## Provided material
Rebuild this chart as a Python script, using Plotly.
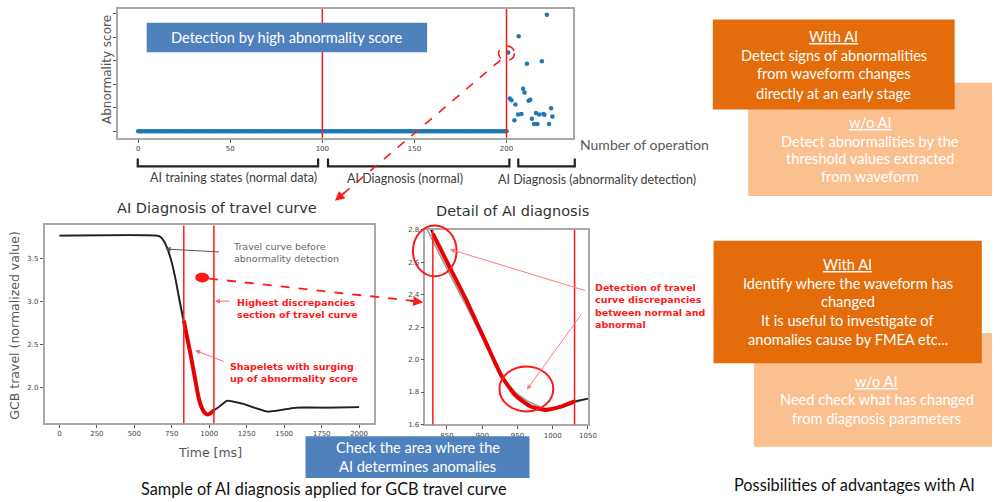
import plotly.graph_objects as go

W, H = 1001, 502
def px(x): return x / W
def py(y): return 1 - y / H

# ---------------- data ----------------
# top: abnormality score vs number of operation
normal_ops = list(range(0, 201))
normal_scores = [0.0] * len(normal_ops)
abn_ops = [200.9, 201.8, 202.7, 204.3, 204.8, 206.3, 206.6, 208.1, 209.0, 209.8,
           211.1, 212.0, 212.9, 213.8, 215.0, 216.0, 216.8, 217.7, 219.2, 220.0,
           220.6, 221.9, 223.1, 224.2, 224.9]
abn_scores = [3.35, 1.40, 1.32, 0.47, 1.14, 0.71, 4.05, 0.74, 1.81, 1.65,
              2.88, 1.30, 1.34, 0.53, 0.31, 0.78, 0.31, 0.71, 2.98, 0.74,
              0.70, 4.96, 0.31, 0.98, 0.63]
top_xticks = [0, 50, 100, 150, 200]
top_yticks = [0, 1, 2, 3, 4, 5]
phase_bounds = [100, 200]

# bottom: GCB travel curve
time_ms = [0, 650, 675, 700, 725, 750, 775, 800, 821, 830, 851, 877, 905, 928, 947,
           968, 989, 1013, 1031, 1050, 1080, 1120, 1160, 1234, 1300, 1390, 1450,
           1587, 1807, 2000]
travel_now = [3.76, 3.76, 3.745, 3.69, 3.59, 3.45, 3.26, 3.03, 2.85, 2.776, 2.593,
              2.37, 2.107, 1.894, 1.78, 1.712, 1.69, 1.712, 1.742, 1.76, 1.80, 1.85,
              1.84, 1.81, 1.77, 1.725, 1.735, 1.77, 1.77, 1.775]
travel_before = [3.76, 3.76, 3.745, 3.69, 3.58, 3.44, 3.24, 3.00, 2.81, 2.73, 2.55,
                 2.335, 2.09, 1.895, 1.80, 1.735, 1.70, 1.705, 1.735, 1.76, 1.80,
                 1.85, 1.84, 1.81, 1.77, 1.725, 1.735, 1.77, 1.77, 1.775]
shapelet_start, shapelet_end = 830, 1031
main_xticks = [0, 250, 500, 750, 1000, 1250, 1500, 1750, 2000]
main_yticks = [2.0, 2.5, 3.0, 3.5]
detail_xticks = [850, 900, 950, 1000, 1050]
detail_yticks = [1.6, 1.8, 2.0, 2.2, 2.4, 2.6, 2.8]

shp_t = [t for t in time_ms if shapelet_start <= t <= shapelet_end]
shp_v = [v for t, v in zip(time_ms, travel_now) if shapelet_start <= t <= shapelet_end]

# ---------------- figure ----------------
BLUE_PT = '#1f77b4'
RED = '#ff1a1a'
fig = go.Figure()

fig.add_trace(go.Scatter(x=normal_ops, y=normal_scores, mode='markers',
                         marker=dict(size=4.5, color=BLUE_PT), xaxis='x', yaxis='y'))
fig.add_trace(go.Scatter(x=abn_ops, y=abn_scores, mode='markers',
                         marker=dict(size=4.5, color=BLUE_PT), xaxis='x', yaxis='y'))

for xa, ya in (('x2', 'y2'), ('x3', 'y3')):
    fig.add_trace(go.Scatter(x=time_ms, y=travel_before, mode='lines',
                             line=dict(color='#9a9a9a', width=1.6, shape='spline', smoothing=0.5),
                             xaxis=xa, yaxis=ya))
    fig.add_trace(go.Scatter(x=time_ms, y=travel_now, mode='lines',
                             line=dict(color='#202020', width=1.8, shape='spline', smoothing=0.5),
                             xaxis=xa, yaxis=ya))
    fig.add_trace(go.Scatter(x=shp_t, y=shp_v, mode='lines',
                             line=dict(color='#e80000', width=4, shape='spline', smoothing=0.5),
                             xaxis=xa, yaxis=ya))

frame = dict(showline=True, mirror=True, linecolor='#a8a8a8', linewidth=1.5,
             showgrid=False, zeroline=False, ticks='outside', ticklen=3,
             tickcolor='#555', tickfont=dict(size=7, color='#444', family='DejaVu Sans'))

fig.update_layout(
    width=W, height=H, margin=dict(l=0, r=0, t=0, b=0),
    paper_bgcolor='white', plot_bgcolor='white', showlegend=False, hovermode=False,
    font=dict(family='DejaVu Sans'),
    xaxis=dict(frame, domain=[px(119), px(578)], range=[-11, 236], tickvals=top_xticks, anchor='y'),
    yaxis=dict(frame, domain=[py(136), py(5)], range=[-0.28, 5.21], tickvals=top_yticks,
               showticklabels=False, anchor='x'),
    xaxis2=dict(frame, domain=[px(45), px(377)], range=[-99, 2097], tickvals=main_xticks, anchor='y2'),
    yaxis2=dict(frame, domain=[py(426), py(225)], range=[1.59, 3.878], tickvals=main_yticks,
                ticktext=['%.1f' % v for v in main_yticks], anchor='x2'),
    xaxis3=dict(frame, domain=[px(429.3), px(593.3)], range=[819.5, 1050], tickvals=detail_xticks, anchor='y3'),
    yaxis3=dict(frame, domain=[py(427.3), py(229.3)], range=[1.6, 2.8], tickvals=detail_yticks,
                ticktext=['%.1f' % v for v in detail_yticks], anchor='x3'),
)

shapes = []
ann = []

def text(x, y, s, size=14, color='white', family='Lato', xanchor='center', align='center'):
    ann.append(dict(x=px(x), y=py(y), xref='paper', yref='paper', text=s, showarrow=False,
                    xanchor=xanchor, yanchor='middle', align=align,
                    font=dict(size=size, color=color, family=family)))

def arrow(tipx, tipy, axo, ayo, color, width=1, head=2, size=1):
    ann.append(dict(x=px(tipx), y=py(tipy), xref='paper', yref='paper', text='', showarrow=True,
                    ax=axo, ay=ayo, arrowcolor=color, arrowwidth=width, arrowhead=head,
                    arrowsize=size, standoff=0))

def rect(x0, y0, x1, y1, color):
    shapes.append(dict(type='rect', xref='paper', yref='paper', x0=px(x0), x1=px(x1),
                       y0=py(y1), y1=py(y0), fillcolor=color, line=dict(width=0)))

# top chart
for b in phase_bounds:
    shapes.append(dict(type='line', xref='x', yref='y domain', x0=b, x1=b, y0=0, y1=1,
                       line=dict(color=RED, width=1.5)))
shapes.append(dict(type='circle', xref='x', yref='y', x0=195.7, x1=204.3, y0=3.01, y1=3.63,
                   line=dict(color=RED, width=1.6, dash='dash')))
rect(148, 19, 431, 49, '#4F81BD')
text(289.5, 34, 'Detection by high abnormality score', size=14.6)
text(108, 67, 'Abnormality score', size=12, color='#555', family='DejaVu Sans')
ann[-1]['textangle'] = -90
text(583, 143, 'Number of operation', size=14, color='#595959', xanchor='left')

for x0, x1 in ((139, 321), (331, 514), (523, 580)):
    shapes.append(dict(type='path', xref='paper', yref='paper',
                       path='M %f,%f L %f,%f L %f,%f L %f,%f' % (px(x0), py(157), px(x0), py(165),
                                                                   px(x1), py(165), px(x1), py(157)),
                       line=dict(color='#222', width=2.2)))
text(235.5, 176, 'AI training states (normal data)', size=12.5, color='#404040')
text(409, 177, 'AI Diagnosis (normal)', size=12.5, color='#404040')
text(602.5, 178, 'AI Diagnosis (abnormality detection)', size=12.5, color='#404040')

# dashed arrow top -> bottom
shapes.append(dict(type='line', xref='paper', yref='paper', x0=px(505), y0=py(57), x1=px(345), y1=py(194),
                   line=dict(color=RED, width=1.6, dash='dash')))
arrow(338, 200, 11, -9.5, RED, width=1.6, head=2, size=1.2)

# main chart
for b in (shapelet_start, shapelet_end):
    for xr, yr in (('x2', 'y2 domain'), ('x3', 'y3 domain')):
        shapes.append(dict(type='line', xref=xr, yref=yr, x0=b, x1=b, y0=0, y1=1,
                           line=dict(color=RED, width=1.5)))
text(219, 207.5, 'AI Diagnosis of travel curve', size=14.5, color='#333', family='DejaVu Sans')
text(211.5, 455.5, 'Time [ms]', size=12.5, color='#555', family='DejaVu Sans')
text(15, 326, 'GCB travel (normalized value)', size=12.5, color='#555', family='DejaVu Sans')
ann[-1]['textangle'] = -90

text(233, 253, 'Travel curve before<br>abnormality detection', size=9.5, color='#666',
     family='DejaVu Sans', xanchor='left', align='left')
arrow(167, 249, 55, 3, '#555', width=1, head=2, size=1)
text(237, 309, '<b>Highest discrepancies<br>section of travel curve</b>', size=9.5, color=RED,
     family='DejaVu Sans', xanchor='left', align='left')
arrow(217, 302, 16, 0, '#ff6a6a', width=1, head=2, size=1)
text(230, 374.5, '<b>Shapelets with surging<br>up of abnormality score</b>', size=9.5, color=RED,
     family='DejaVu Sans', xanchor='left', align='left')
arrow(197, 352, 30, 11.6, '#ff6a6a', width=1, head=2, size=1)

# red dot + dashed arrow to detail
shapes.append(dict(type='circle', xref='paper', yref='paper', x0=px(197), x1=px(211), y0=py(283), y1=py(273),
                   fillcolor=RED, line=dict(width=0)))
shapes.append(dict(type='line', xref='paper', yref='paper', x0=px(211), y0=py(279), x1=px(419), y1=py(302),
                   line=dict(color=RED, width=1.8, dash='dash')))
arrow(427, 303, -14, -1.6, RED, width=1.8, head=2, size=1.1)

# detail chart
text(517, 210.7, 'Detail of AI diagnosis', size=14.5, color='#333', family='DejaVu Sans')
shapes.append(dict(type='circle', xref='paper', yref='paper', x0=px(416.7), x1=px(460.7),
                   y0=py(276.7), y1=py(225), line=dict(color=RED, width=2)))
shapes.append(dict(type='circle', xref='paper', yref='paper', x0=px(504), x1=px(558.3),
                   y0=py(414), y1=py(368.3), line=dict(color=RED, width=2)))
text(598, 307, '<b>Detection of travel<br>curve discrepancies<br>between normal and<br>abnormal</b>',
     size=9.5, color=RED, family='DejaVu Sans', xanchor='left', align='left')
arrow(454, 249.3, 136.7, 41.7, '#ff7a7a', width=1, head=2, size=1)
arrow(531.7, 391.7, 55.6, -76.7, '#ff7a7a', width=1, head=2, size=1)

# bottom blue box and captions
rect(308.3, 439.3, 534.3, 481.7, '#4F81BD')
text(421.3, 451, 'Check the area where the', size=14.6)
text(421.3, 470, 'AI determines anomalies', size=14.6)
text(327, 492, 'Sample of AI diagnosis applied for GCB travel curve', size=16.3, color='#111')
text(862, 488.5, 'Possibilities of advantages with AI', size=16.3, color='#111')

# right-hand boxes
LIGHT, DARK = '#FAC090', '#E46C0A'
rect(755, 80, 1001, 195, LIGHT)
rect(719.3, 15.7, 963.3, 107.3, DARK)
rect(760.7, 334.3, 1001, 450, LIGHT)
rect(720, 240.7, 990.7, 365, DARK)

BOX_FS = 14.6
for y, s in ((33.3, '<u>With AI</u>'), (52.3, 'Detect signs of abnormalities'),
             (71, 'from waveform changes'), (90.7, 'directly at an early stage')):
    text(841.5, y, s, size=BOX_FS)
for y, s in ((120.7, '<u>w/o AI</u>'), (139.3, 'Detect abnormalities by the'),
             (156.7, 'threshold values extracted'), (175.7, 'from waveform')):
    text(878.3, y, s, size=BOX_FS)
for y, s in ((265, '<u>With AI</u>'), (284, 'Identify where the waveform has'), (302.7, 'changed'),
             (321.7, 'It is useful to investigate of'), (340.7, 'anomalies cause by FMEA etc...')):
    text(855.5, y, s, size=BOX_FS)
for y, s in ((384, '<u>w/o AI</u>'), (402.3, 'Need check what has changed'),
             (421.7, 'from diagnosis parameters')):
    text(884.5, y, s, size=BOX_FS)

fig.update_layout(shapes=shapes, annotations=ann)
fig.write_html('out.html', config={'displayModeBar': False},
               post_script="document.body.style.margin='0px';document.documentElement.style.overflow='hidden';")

## Problem to work on
Exactly reproduce the run of lines from the start of the listing through the line with "phase_bounds = [100, 200]", inclusive; pictures are not copied.

## Solution
Rebuild this chart as a Python script, using Plotly.
import plotly.graph_objects as go

W, H = 1001, 502
def px(x): return x / W
def py(y): return 1 - y / H

# ---------------- data ----------------
# top: abnormality score vs number of operation
normal_ops = list(range(0, 201))
normal_scores = [0.0] * len(normal_ops)
abn_ops = [200.9, 201.8, 202.7, 204.3, 204.8, 206.3, 206.6, 208.1, 209.0, 209.8,
           211.1, 212.0, 212.9, 213.8, 215.0, 216.0, 216.8, 217.7, 219.2, 220.0,
           220.6, 221.9, 223.1, 224.2, 224.9]
abn_scores = [3.35, 1.40, 1.32, 0.47, 1.14, 0.71, 4.05, 0.74, 1.81, 1.65,
              2.88, 1.30, 1.34, 0.53, 0.31, 0.78, 0.31, 0.71, 2.98, 0.74,
              0.70, 4.96, 0.31, 0.98, 0.63]
top_xticks = [0, 50, 100, 150, 200]
top_yticks = [0, 1, 2, 3, 4, 5]
phase_bounds = [100, 200]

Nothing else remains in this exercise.